Delmarva Power’s Proposed New Rate Plan Unfair to Customers, Includes $91.7 Million in Unjustified Capital Spending, OPC Says
BALTIMORE – The Public Service Commission should deny $91.7 million of Delmarva Power & Light’s proposed spending and reject its effort to shift economic risks to customers, the Office of People’s Counsel said in filings late last week.
“Delmarva Power has failed to support its proposed capital projects with technical analysis and data,” said People’s Counsel David S. Lapp. “The utility’s distribution planning fails to consider alternative technological solutions that cost less, and its proposal insulates the utility from virtually any economic risk by removing consumer protections normally found in rate cases.”
OPC’s filing—consisting of expert witness testimony—responds to Delmarva Power’s proposal to increase customer rates over three years by $37.5 million, reflecting new capital expenditures of about $750 million. Delmarva Power proposes to offset the immediate effects of the rate increases by giving customers advance return of tax credits for two years, but customers would feel the effects of those increases in subsequent years.

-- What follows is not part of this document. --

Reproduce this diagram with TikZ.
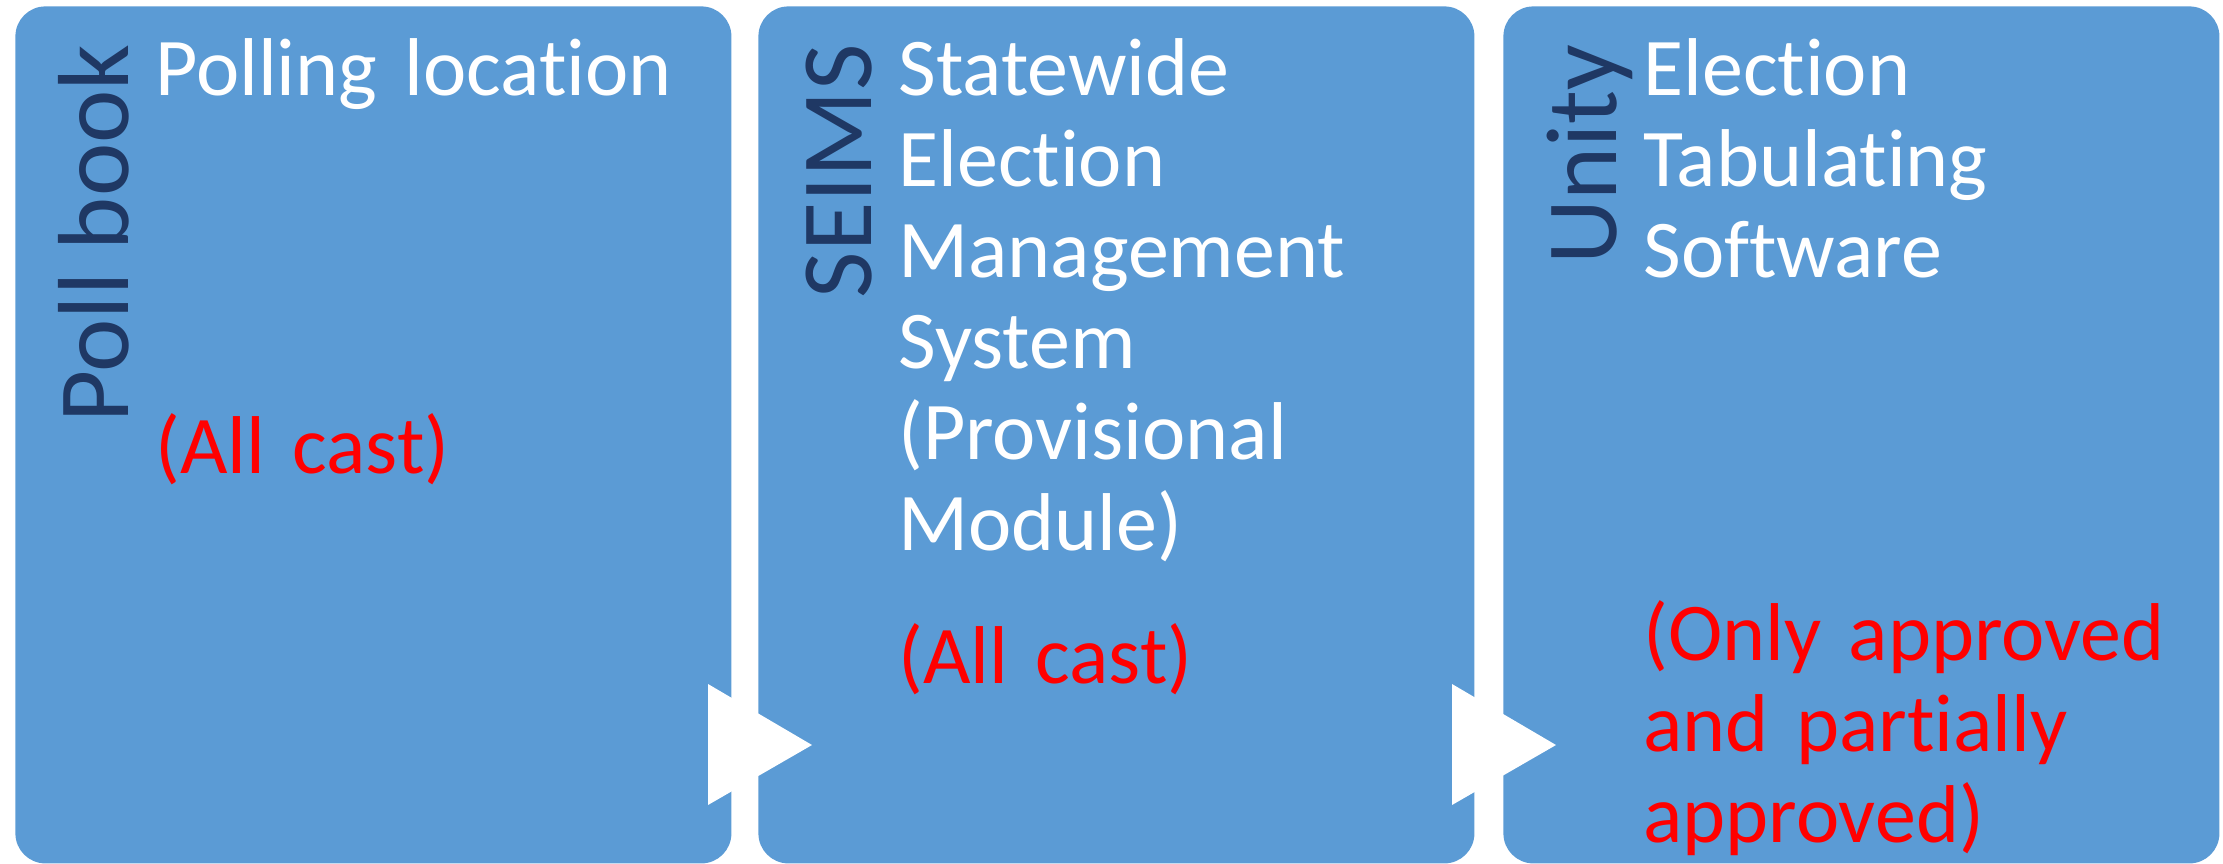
\documentclass[tikz,border=0pt]{standalone}
\usepackage{fontspec}
\setmainfont[Ligatures={NoCommon,NoContextual},RawFeature={-liga;-clig;-calt;-dlig}]{Carlito}
\definecolor{boxblue}{HTML}{5B9BD5}
\definecolor{labelblue}{HTML}{1F3864}
\definecolor{alertred}{HTML}{FF0000}
\begin{document}
\begin{tikzpicture}[x=0.5pt,y=-0.5pt,
  panel/.style={fill=boxblue, rounded corners=15pt, draw=none, inner sep=0pt, anchor=north west, minimum width=358pt, minimum height=428.5pt},
  sidelabel/.style={rotate=90, anchor=base east, inner sep=0pt, text=labelblue, font=\fontsize{50.5}{60}\selectfont},
  bodytext/.style={anchor=base west, inner sep=0pt, text=white, text width=285pt, align=left, font=\fontsize{41}{45.5}\selectfont},
  redtext/.style={bodytext, text=alertred},
  arrowtri/.style={fill=white}]
\useasboundingbox (0,0) rectangle (2223,863);
% panels
\node[panel] (p1) at (15,6) {};
\node[panel] (p2) at (758,6) {};
\node[panel] (p3) at (1503,6) {};
% side labels
\node[sidelabel] (l1) at (128,44) {Poll book};
\node[sidelabel] (l2) at (871,44) {SEIMS};
\node[sidelabel] (l3) at (1616,44) {Unity};
% body text
\node[bodytext] (t1) at (155,95) {Polling location};
\node[redtext] (r1) at (155,473) {(All cast)};
\node[bodytext] (t2) at (898,95) {Statewide\\Election\\Management\\System\\(Provisional\\Module)};
\node[redtext] (r2) at (898,683) {(All cast)};
\node[bodytext] (t3) at (1643,95) {Election\\Tabulating\\Software};
\node[redtext] (r3) at (1643,660) {(Only approved\\and partially\\approved)};
% arrows
\fill[arrowtri] (708,684) -- (812,745) -- (708,805) -- cycle;
\fill[arrowtri] (1452,684) -- (1556,745) -- (1452,805) -- cycle;
\end{tikzpicture}
\end{document}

Delmarva Power is the third Maryland utility to file a “multi-year rate plan” (MRP), following a 2020 PSC order providing one utility the opportunity to “pilot” an MRP for evaluation of the MRP’s impact on rates and service for customers. The PSC has since allowed additional utilities to file MRPs. All three of the MRPs filed with the PSC are for utilities owned by Illinois-based Exelon. Unlike typical rate cases, which are based on historical expenses, MRPs give utilities the chance to get advance approval of rate increases that reflect projected revenue needs. In theory, MRPs provide regulators and customers greater transparency into utility planning and the ability to set utility performance targets under which performance failures mean lower utility revenues.
But the PSC found that transparency was lacking in the MRP filings by the first two Maryland utilities (BGE and Pepco). And although its proposal included some improvements over previously filed MRPs, Delmarva Power’s proposal still reflects a lack of transparency and does not justify its projected revenue needs, OPC’s filings last week noted. The utility’s filing fails to demonstrate that it fully considered alternatives to its proposed capital projects, for example, less expensive “non-wires” alternatives like batteries, energy efficiency, and demand management.
“Delmarva Power’s proposal eliminates performance risks and the incentive for the utility to perform more efficiently and keep costs low for consumers,” Lapp said. “It would allow the utility to collect more money from customers if its spending exceeds its projections. The PSC should reject that proposition as fundamentally antithetical to customer interests.”
The Maryland Office of People’s Counsel is an independent state agency that represents Maryland’s residential consumers of electric, natural gas, telecommunications, private water and certain transportation matters before the Public Service Commission, federal regulatory agencies and the courts.